Show all lines from the data that include the word "chart".

════

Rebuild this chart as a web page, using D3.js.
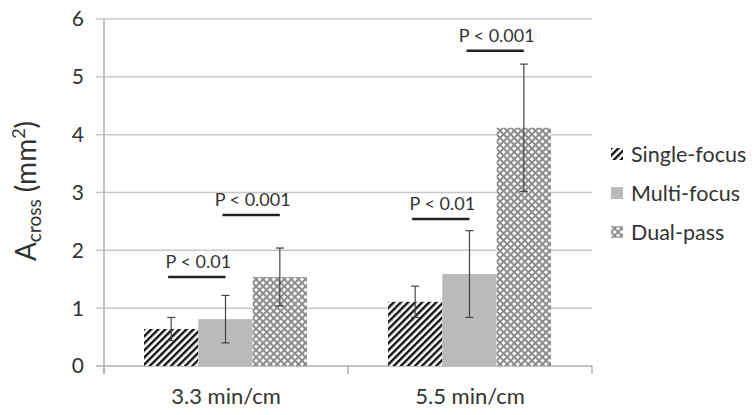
<!DOCTYPE html>
<html>
<head>
<meta charset="utf-8">
<script src="https://cdn.jsdelivr.net/npm/d3@7"></script>
<style>
  body { margin: 0; background: #fff; }
  svg text { font-family: Lato, "Open Sans", sans-serif; fill: #333; }
</style>
</head>
<body>
<div id="chart"></div>
<script>
// data
var categories = ["3.3 min/cm", "5.5 min/cm"];
var series = ["Single-focus", "Multi-focus", "Dual-pass"];
var means = [[0.64, 0.81, 1.54], [1.11, 1.59, 4.12]];
var errors = [[0.20, 0.41, 0.50], [0.27, 0.75, 1.10]];
var yTicks = [0, 1, 2, 3, 4, 5, 6];
// significance bars: category, from series, to series, height, label
var sigs = [
  {cat: 0, a: 0, b: 1, y: 1.54, label: "P < 0.01"},
  {cat: 0, a: 1, b: 2, y: 2.61, label: "P < 0.001"},
  {cat: 1, a: 0, b: 1, y: 2.54, label: "P < 0.01"},
  {cat: 1, a: 1, b: 2, y: 5.45, label: "P < 0.001"}
];

var width = 755, height = 415;
var plotLeft = 104, plotRight = 592, plotTop = 19, plotBottom = 366;

var svg = d3.select("#chart").append("svg")
    .attr("width", width)
    .attr("height", height);

var defs = svg.append("defs");

// diagonal stripes
var stripe = defs.append("pattern")
    .attr("id", "stripe")
    .attr("patternUnits", "userSpaceOnUse")
    .attr("width", 5).attr("height", 5)
    .attr("patternTransform", "rotate(45)");
stripe.append("rect").attr("width", 5).attr("height", 5).attr("fill", "#fff");
stripe.append("rect").attr("width", 2.4).attr("height", 5).attr("fill", "#111");

// checker / dotted diamond
var check = defs.append("pattern")
    .attr("id", "check")
    .attr("patternUnits", "userSpaceOnUse")
    .attr("width", 5).attr("height", 5)
    .attr("patternTransform", "rotate(45)");
check.append("rect").attr("width", 5).attr("height", 5).attr("fill", "#8c8c8c");
check.append("rect").attr("x", 1).attr("y", 1).attr("width", 3).attr("height", 3).attr("fill", "#fff");

var fills = ["url(#stripe)", "#bababa", "url(#check)"];

var y = d3.scaleLinear().domain([0, 6]).range([plotBottom, plotTop]);
var x0 = d3.scaleBand().domain(d3.range(categories.length)).range([plotLeft, plotRight]);
var x1 = d3.scaleBand().domain(d3.range(series.length)).range([40, x0.bandwidth() - 41]);

// gridlines
svg.append("g")
  .selectAll("line")
  .data(yTicks)
  .enter().append("line")
    .attr("x1", plotLeft - 8)
    .attr("x2", plotRight)
    .attr("y1", function(d) { return y(d); })
    .attr("y2", function(d) { return y(d); })
    .attr("stroke", function(d) { return d === 0 ? "#b0b0b0" : "#c8c8c8"; })
    .attr("stroke-width", 1.5);

// y axis line
svg.append("line")
    .attr("x1", plotLeft).attr("x2", plotLeft)
    .attr("y1", y(6)).attr("y2", y(0) + 8)
    .attr("stroke", "#b0b0b0").attr("stroke-width", 1.5);

// category ticks below
svg.append("g")
  .selectAll("line")
  .data([plotLeft, plotLeft + x0.bandwidth(), plotRight])
  .enter().append("line")
    .attr("x1", function(d) { return d; })
    .attr("x2", function(d) { return d; })
    .attr("y1", plotBottom).attr("y2", plotBottom + 8)
    .attr("stroke", "#b0b0b0").attr("stroke-width", 1.5);

// tick labels
svg.append("g")
  .selectAll("text")
  .data(yTicks)
  .enter().append("text")
    .attr("x", 84)
    .attr("y", function(d) { return y(d); })
    .attr("dy", "0.35em")
    .attr("text-anchor", "end")
    .attr("font-size", 21)
    .text(function(d) { return d; });

svg.append("g")
  .selectAll("text")
  .data(categories)
  .enter().append("text")
    .attr("x", function(d, i) { return x0(i) + x0.bandwidth() / 2; })
    .attr("y", 404)
    .attr("text-anchor", "middle")
    .attr("font-size", 22)
    .text(function(d) { return d; });

// bars
var groups = svg.selectAll(".grp")
    .data(categories)
  .enter().append("g")
    .attr("class", "grp")
    .attr("transform", function(d, i) { return "translate(" + x0(i) + ",0)"; });

groups.each(function(c, ci) {
  var g = d3.select(this);
  g.selectAll("rect")
      .data(series)
    .enter().append("rect")
      .attr("x", function(d, si) { return x1(si); })
      .attr("width", x1.bandwidth())
      .attr("y", function(d, si) { return y(means[ci][si]); })
      .attr("height", function(d, si) { return y(0) - y(means[ci][si]); })
      .attr("fill", function(d, si) { return fills[si]; });

  var eb = g.selectAll(".eb")
      .data(series)
    .enter().append("g")
      .attr("class", "eb")
      .attr("stroke", "#444")
      .attr("stroke-width", 1.2);
  eb.append("line")
      .attr("x1", function(d, si) { return x1(si) + x1.bandwidth() / 2; })
      .attr("x2", function(d, si) { return x1(si) + x1.bandwidth() / 2; })
      .attr("y1", function(d, si) { return y(means[ci][si] + errors[ci][si]); })
      .attr("y2", function(d, si) { return y(means[ci][si] - errors[ci][si]); });
  [1, -1].forEach(function(sgn) {
    eb.append("line")
        .attr("x1", function(d, si) { return x1(si) + x1.bandwidth() / 2 - 4; })
        .attr("x2", function(d, si) { return x1(si) + x1.bandwidth() / 2 + 4; })
        .attr("y1", function(d, si) { return y(means[ci][si] + sgn * errors[ci][si]); })
        .attr("y2", function(d, si) { return y(means[ci][si] + sgn * errors[ci][si]); });
  });
});

// significance markers
var sg = svg.selectAll(".sig")
    .data(sigs)
  .enter().append("g")
    .attr("class", "sig");
function cx(cat, s) { return x0(cat) + x1(s) + x1.bandwidth() / 2; }
sg.append("line")
    .attr("x1", function(d) { return cx(d.cat, d.a) - 3; })
    .attr("x2", function(d) { return cx(d.cat, d.b); })
    .attr("y1", function(d) { return y(d.y); })
    .attr("y2", function(d) { return y(d.y); })
    .attr("stroke", "#222")
    .attr("stroke-width", 2.5);
sg.append("text")
    .attr("x", function(d) { return (cx(d.cat, d.a) + cx(d.cat, d.b)) / 2; })
    .attr("y", function(d) { return y(d.y) - 9; })
    .attr("text-anchor", "middle")
    .attr("font-size", 18)
    .text(function(d) { return d.label; });

// y axis title
var title = svg.append("text")
    .attr("transform", "translate(36,191) rotate(-90)")
    .attr("text-anchor", "middle")
    .attr("font-size", 28);
title.append("tspan").text("A");
title.append("tspan").attr("font-size", 19).attr("dy", 5).text("cross");
title.append("tspan").attr("dy", -5).text(" (mm");
title.append("tspan").attr("font-size", 18).attr("dy", -11).text("2");
title.append("tspan").attr("dy", 11).text(")");

// legend
var leg = svg.selectAll(".leg")
    .data(series)
  .enter().append("g")
    .attr("class", "leg")
    .attr("transform", function(d, i) { return "translate(611," + (154 + i * 39) + ")"; });
leg.append("rect")
    .attr("x", 0).attr("y", -6)
    .attr("width", 12).attr("height", 12)
    .attr("fill", function(d, i) { return fills[i]; });
leg.append("text")
    .attr("x", 20)
    .attr("dy", "0.35em")
    .attr("font-size", 21.5)
    .text(function(d) { return d; });
</script>
</body>
</html>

════

The answer>
Rebuild this chart as a web page, using D3.js.
<div id="chart"></div>
var svg = d3.select("#chart").append("svg")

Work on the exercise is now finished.